Jul 10, 2005 15:21
I miss 9th grade. I really, really do. I miss the super-easy 9th grade homework, 9th grade drama, and my 9th grade friends. Everything was so easy my freshman year. In the school year, I had a great time with my friends from Mountain Lake. I got to see them every school day and I started a lot of great friendships that year. I had friends in every grade from 8th to 12th, and I loved it. I quite literally got along with everyone that I knew in the High School. There were people I didn't really know, but there wasn't anyone that I disliked or that (openly, anyway) disliked me, even if a few of them thought that my pink hair was a bit odd.
In the Summer I spent almost every day with Sarah and Sandra, and sometimes Chantal.
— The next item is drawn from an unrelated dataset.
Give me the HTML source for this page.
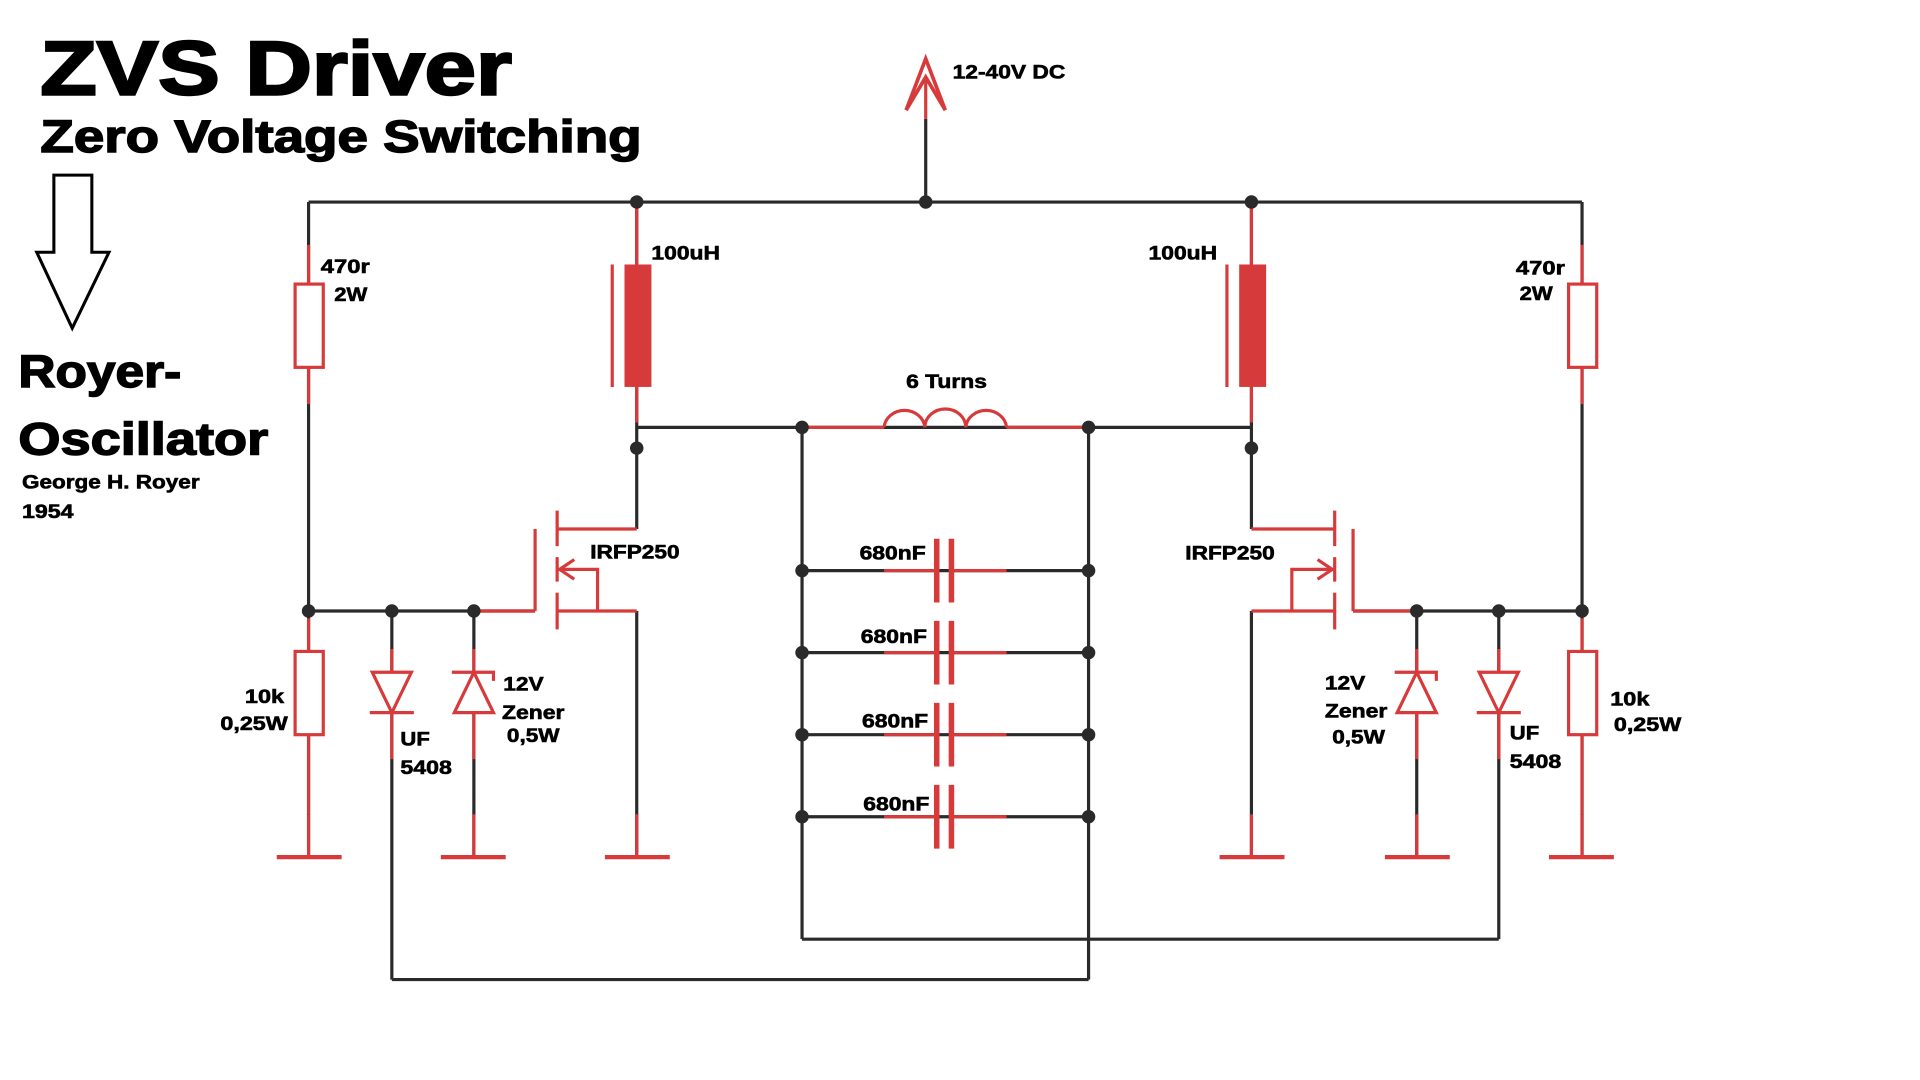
<!DOCTYPE html>
<html><head><meta charset="utf-8"><style>
html,body{margin:0;padding:0;background:#fff;width:1920px;height:1080px;overflow:hidden}
svg{display:block}
text{font-family:"Liberation Sans",Arial,sans-serif;font-weight:bold;fill:#000;stroke:#000;stroke-width:0.5}
</style></head><body>
<svg width="1920" height="1080" viewBox="0 0 1568 882" preserveAspectRatio="none" xmlns="http://www.w3.org/2000/svg">
<g stroke-linecap="butt" fill="none">
<g stroke="#2a2a2a" stroke-width="2.6">
<line x1="252" y1="165" x2="1292" y2="165"/>
<line x1="756" y1="97" x2="756" y2="165"/>
<line x1="252" y1="165" x2="252" y2="700"/>
<line x1="1292" y1="165" x2="1292" y2="700"/>
<line x1="252" y1="499" x2="437" y2="499"/>
<line x1="1105" y1="499" x2="1292" y2="499"/>
<line x1="520" y1="349" x2="1022" y2="349"/>
<line x1="520" y1="165" x2="520" y2="432"/>
<line x1="1022" y1="165" x2="1022" y2="432"/>
<line x1="520" y1="499" x2="520" y2="700"/>
<line x1="1022" y1="499" x2="1022" y2="700"/>
<line x1="320" y1="499" x2="320" y2="800"/>
<line x1="320" y1="800" x2="889" y2="800"/>
<line x1="889" y1="349" x2="889" y2="800"/>
<line x1="655" y1="349" x2="655" y2="767"/>
<line x1="655" y1="767" x2="1224" y2="767"/>
<line x1="1224" y1="499" x2="1224" y2="767"/>
<line x1="387" y1="499" x2="387" y2="700"/>
<line x1="1157" y1="499" x2="1157" y2="700"/>
<line x1="655" y1="466" x2="889" y2="466"/>
<line x1="655" y1="533" x2="889" y2="533"/>
<line x1="655" y1="600" x2="889" y2="600"/>
<line x1="655" y1="667" x2="889" y2="667"/>
</g>
<g stroke="#d63a3a" stroke-width="2.6">
<line x1="756" y1="63" x2="756" y2="97"/>
<polyline points="740,90 756,48 772,90" stroke-width="3"/>
<polyline points="740,90 756,63 772,90" stroke-width="3"/>
<line x1="252" y1="200" x2="252" y2="330"/>
<line x1="1292" y1="200" x2="1292" y2="330"/>
<line x1="252" y1="505" x2="252" y2="665"/>
<line x1="1292" y1="505" x2="1292" y2="665"/>
<rect x="241" y="232" width="23" height="68" fill="#fff"/>
<rect x="1281" y="232" width="23" height="68" fill="#fff"/>
<rect x="241" y="532" width="23" height="68" fill="#fff"/>
<rect x="1281" y="532" width="23" height="68" fill="#fff"/>
<line x1="252" y1="665" x2="252" y2="700"/><line x1="1292" y1="665" x2="1292" y2="700"/>
<line x1="387" y1="665" x2="387" y2="700"/><line x1="1157" y1="665" x2="1157" y2="700"/>
<line x1="520" y1="665" x2="520" y2="700"/><line x1="1022" y1="665" x2="1022" y2="700"/>
<g stroke-width="3.5">
<line x1="226" y1="700" x2="279" y2="700"/>
<line x1="360" y1="700" x2="413" y2="700"/>
<line x1="494" y1="700" x2="547" y2="700"/>
<line x1="996" y1="700" x2="1049" y2="700"/>
<line x1="1131" y1="700" x2="1184" y2="700"/>
<line x1="1265" y1="700" x2="1318" y2="700"/>
</g>
<line x1="520" y1="170" x2="520" y2="345"/>
<line x1="1022" y1="170" x2="1022" y2="345"/>
<line x1="500" y1="216" x2="500" y2="316"/>
<line x1="1002" y1="216" x2="1002" y2="316"/>
<line x1="655" y1="349" x2="722" y2="349"/>
<line x1="822" y1="349" x2="889" y2="349"/>
<path d="M722,349 A16.7,15 0 0 1 755.3,349 A16.7,15 0 0 1 788.7,349 A16.7,15 0 0 1 822,349"/>
<line x1="722" y1="466" x2="764" y2="466"/><line x1="778" y1="466" x2="822" y2="466"/>
<line x1="722" y1="533" x2="764" y2="533"/><line x1="778" y1="533" x2="822" y2="533"/>
<line x1="722" y1="600" x2="764" y2="600"/><line x1="778" y1="600" x2="822" y2="600"/>
<line x1="722" y1="667" x2="764" y2="667"/><line x1="778" y1="667" x2="822" y2="667"/>
<g stroke-width="4.5">
<line x1="765" y1="440" x2="765" y2="492"/><line x1="777" y1="440" x2="777" y2="492"/>
<line x1="765" y1="507" x2="765" y2="559"/><line x1="777" y1="507" x2="777" y2="559"/>
<line x1="765" y1="574" x2="765" y2="626"/><line x1="777" y1="574" x2="777" y2="626"/>
<line x1="765" y1="641" x2="765" y2="693"/><line x1="777" y1="641" x2="777" y2="693"/>
</g>
<line x1="320" y1="530" x2="320" y2="620"/>
<polygon points="304,549 336,549 320,582" fill="#fff"/>
<line x1="302" y1="582" x2="338" y2="582"/>
<line x1="387" y1="530" x2="387" y2="620"/>
<polygon points="371,582 403,582 387,549" fill="#fff"/>
<polyline points="369,549 403,549 403,556"/>
<line x1="1224" y1="530" x2="1224" y2="620"/>
<polygon points="1208,549 1240,549 1224,582" fill="#fff"/>
<line x1="1206" y1="582" x2="1242" y2="582"/>
<line x1="1157" y1="530" x2="1157" y2="620"/>
<polygon points="1141,582 1173,582 1157,549" fill="#fff"/>
<polyline points="1139,549 1173,549 1173,556"/>
<line x1="387" y1="499" x2="437" y2="499"/>
<line x1="437" y1="432" x2="437" y2="499"/>
<line x1="455" y1="417" x2="455" y2="446"/>
<line x1="455" y1="455" x2="455" y2="475"/>
<line x1="455" y1="484" x2="455" y2="514"/>
<line x1="455" y1="432" x2="520" y2="432"/>
<line x1="455" y1="499" x2="520" y2="499"/>
<polyline points="455,465 488,465 488,499"/>
<polyline points="469,457 457,465 469,473"/>
<line x1="1105" y1="499" x2="1157" y2="499"/>
<line x1="1105" y1="432" x2="1105" y2="499"/>
<line x1="1090" y1="417" x2="1090" y2="446"/>
<line x1="1090" y1="455" x2="1090" y2="475"/>
<line x1="1090" y1="484" x2="1090" y2="514"/>
<line x1="1022" y1="432" x2="1090" y2="432"/>
<line x1="1022" y1="499" x2="1090" y2="499"/>
<polyline points="1090,465 1055,465 1055,499"/>
<polyline points="1076,457 1088,465 1076,473"/>
</g>
<rect x="510" y="216" width="22" height="100" fill="#d63a3a" stroke="none"/>
<rect x="1012" y="216" width="22" height="100" fill="#d63a3a" stroke="none"/>
<g fill="#2a2a2a" stroke="none">
<circle cx="520" cy="165" r="5.5"/><circle cx="756" cy="165" r="5.5"/><circle cx="1022" cy="165" r="5.5"/>
<circle cx="520" cy="366" r="5.5"/><circle cx="1022" cy="366" r="5.5"/>
<circle cx="655" cy="349" r="5.5"/><circle cx="889" cy="349" r="5.5"/>
<circle cx="252" cy="499" r="5.5"/><circle cx="320" cy="499" r="5.5"/><circle cx="387" cy="499" r="5.5"/>
<circle cx="1157" cy="499" r="5.5"/><circle cx="1224" cy="499" r="5.5"/><circle cx="1292" cy="499" r="5.5"/>
<circle cx="655" cy="466" r="5.5"/><circle cx="889" cy="466" r="5.5"/>
<circle cx="655" cy="533" r="5.5"/><circle cx="889" cy="533" r="5.5"/>
<circle cx="655" cy="600" r="5.5"/><circle cx="889" cy="600" r="5.5"/>
<circle cx="655" cy="667" r="5.5"/><circle cx="889" cy="667" r="5.5"/>
</g>
<polygon points="44,143 75,143 75,206 89,206 59,268 30,206 44,206" fill="#fff" stroke="#000" stroke-width="2.5"/>
</g>
<text x="33" y="77" font-size="62" textLength="385" lengthAdjust="spacingAndGlyphs" style="stroke-width:2">ZVS Driver</text>
<text x="33" y="124" font-size="37" textLength="491" lengthAdjust="spacingAndGlyphs" style="stroke-width:1.2">Zero Voltage Switching</text>
<text x="15" y="316" font-size="37" textLength="133" lengthAdjust="spacingAndGlyphs" style="stroke-width:1.2">Royer-</text>
<text x="15" y="371" font-size="37" textLength="204" lengthAdjust="spacingAndGlyphs" style="stroke-width:1.2">Oscillator</text>
<g font-size="16" lengthAdjust="spacingAndGlyphs">
<text x="18" y="399" textLength="145" lengthAdjust="spacingAndGlyphs">George H. Royer</text>
<text x="18" y="423" textLength="42" lengthAdjust="spacingAndGlyphs">1954</text>
<text x="778" y="64" textLength="92" lengthAdjust="spacingAndGlyphs">12-40V DC</text>
<text x="532" y="212" textLength="56" lengthAdjust="spacingAndGlyphs">100uH</text>
<text x="938" y="212" textLength="56" lengthAdjust="spacingAndGlyphs">100uH</text>
<text x="262" y="223" textLength="40" lengthAdjust="spacingAndGlyphs">470r</text>
<text x="273" y="246" textLength="27" lengthAdjust="spacingAndGlyphs">2W</text>
<text x="1238" y="224" textLength="40" lengthAdjust="spacingAndGlyphs">470r</text>
<text x="1241" y="245" textLength="27" lengthAdjust="spacingAndGlyphs">2W</text>
<text x="740" y="317" textLength="66" lengthAdjust="spacingAndGlyphs">6 Turns</text>
<text x="482" y="456" textLength="73" lengthAdjust="spacingAndGlyphs">IRFP250</text>
<text x="968" y="457" textLength="73" lengthAdjust="spacingAndGlyphs">IRFP250</text>
<text x="702" y="457" textLength="54" lengthAdjust="spacingAndGlyphs">680nF</text>
<text x="703" y="525" textLength="54" lengthAdjust="spacingAndGlyphs">680nF</text>
<text x="704" y="594" textLength="54" lengthAdjust="spacingAndGlyphs">680nF</text>
<text x="705" y="662" textLength="54" lengthAdjust="spacingAndGlyphs">680nF</text>
<text x="200" y="574" textLength="32" lengthAdjust="spacingAndGlyphs">10k</text>
<text x="180" y="596" textLength="55" lengthAdjust="spacingAndGlyphs">0,25W</text>
<text x="1315" y="576" textLength="32" lengthAdjust="spacingAndGlyphs">10k</text>
<text x="1318" y="597" textLength="55" lengthAdjust="spacingAndGlyphs">0,25W</text>
<text x="327" y="609" textLength="24" lengthAdjust="spacingAndGlyphs">UF</text>
<text x="327" y="632" textLength="42" lengthAdjust="spacingAndGlyphs">5408</text>
<text x="411" y="564" textLength="33" lengthAdjust="spacingAndGlyphs">12V</text>
<text x="410" y="587" textLength="51" lengthAdjust="spacingAndGlyphs">Zener</text>
<text x="414" y="606" textLength="43" lengthAdjust="spacingAndGlyphs">0,5W</text>
<text x="1082" y="563" textLength="33" lengthAdjust="spacingAndGlyphs">12V</text>
<text x="1082" y="586" textLength="51" lengthAdjust="spacingAndGlyphs">Zener</text>
<text x="1088" y="607" textLength="43" lengthAdjust="spacingAndGlyphs">0,5W</text>
<text x="1233" y="604" textLength="24" lengthAdjust="spacingAndGlyphs">UF</text>
<text x="1233" y="627" textLength="42" lengthAdjust="spacingAndGlyphs">5408</text>
</g>
</svg>
</body></html>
We had a lot of good times that Summer, going up to Lori's, Warped Tour, calling Z99 just to chat with the DJs when we were bored, going to Vet's at 3am to get food and hiding from the police that were following us because we were out way past curfew. I miss it.
These days, most things aren't so fun-filled. I'm not really complaining. Life's not really bad at all; things are going okay. It just feels kind of empty and lonely. It's Summer, but I've seen Sandra maybe 3 times. I see Sarah plenty often, but about 70% of the time she's got Paul with her, leading to me having a major case of "Third Wheel." I still generally get along with everyone in Mountain Lake, but since Freshman year a few of my friendships have gotten a lot closer and I miss people a lot more than I did in past Summers. I spend a lot more time alone than I like to now. It seems that everyone I know is always busy with other friends, boyfriends/girlfriends, or family activities. And on top of that, I had a few great friends graduate this year. Now they're all busy with post-graduation things like moving and getting ready for college. Ashley moved, Sonny went back to New Zealand, and I haven't heard anything from Elsie except for when we talked for a few minutes at Pow Wow. I just kind of wish people could see that I really do miss spending time with them. No matter what things I've said in the past, I love all of my friends a lot; all of them.
I can't believe that by this time next year, I'll be finished with school. I'm going to miss everybody more than I can even put into words. What if when I go off to college I end up being some kind of completely friendless loner? I can totally see myself ending up as one of those college students who only leaves their dorm to go to classes and never goes anywhere else. The kind of person nobody bothers talking to or even looking at. Someone who'd might as well be invisible, for all the world cares. ...I really don't want to end up like that.